Frost dates play an important role in garden timing. We use them to determine when to start seeds and know when it's safe to transplant tender plants outdoors. Of course, weather patterns vary from year to year and the dates below are based on a 10-year average. There are also microclimates within growing zones, caused by things like urbanization, steep elevation changes, or nearby bodies of water.

The average frost dates are when you can expect the last frost in spring and the first frost in fall.

Zone Average Last Frost Date Average First Frost Date
Zone 1 May 22-June 4 August 25-31
Zone 2 May 15-22 September 1-8
Zone 3 May 1-16 September 8-15
Zone 4 April 24-May 12 September 21-October 7
Zone 5 April 7-30 October 13-21
Zone 6 April 1-21 October 17-31
Zone 7 March 22-April 3 October 29-November 15
Zone 8 March 13-28 November 7-28
Zone 9 February 6-28 November 25-December 13
Zone 10-13 No usual frost No usual frost

Information based on USDA Hardiness Zone Method.

Unsure of your USDA Hardiness Zone?
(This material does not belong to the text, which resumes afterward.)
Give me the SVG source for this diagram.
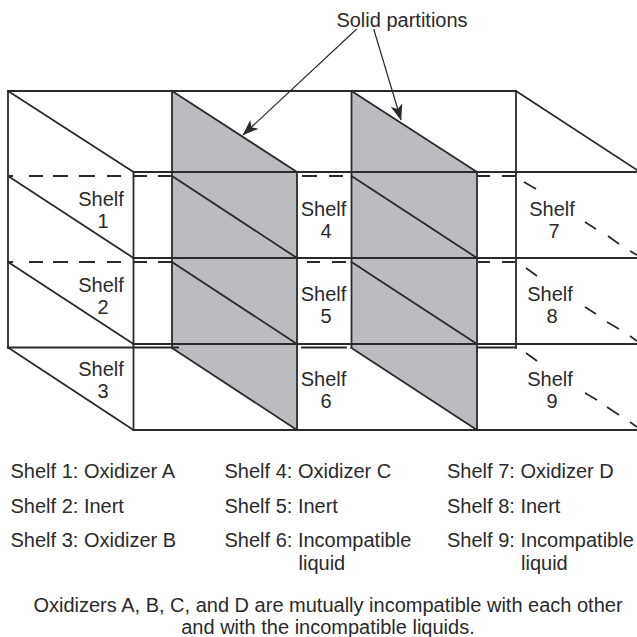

Use this map to determine what zone you're in.

What does last frost date mean?

The last frost date for your location is a good indicator of when it is safe to start planting seeds or seedlings outdoors. It refers to an expected date in spring that’s determined using historical weather data in a given location. Plant after your last frost date to ensure your plants have the best chance of survival.

The last frost date is also important if you’ll be starting seeds indoors. Use it to determine when to start your seeds so that they will be ready to transplant outdoors once your last frost date has passed. In general, start seeds indoors 6-8 weeks before the last expected frost date in your location. This allows your seedlings to grow and develop indoors under controlled conditions until the weather is warm enough for you to transplant them into the garden.
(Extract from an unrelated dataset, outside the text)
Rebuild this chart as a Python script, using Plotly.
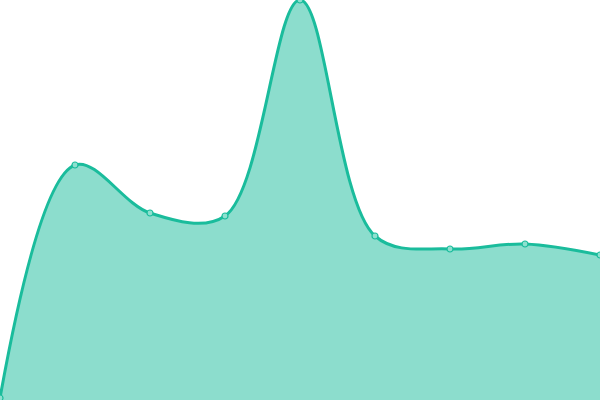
import plotly.graph_objects as go

x_vals = [0, 1, 2, 3, 4, 5, 6, 7, 8]
y_vals = [2, 235, 187, 184, 400, 164, 151, 156, 145]

fig = go.Figure()
fig.add_trace(go.Scatter(
    x=x_vals, y=y_vals,
    mode="lines+markers",
    line=dict(shape="spline", smoothing=1.0, color="#1abc9c", width=3),
    marker=dict(size=6, color="#8ee0cf", line=dict(color="#1abc9c", width=1.2)),
    fill="tozeroy",
    fillcolor="rgba(26,188,156,0.5)",
))
fig.update_layout(
    width=600, height=400,
    margin=dict(l=0, r=0, t=0, b=0),
    paper_bgcolor="white", plot_bgcolor="white",
    showlegend=False,
    xaxis=dict(visible=False, range=[0, 8]),
    yaxis=dict(visible=False, range=[0, 400]),
)
fig.write_html("out.html", config={"displayModeBar": False},
               post_script="document.body.style.margin='0';")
What does first frost date mean?

Your "first frost date" is the approximate date in autumn when the first frost is expected to occur in your location. It is determined using historical weather data and signals the end of the growing season for gardeners.

You need to know the first frost date because frost can be damaging to your plants, especially those that aren’t cold-hardy. By knowing when your first frost is likely to occur, you can take steps to protect your plants or harvest them before the frost hits. Additionally, you can use the first frost date to plan when to plant fall crops that are able to withstand cooler temperatures.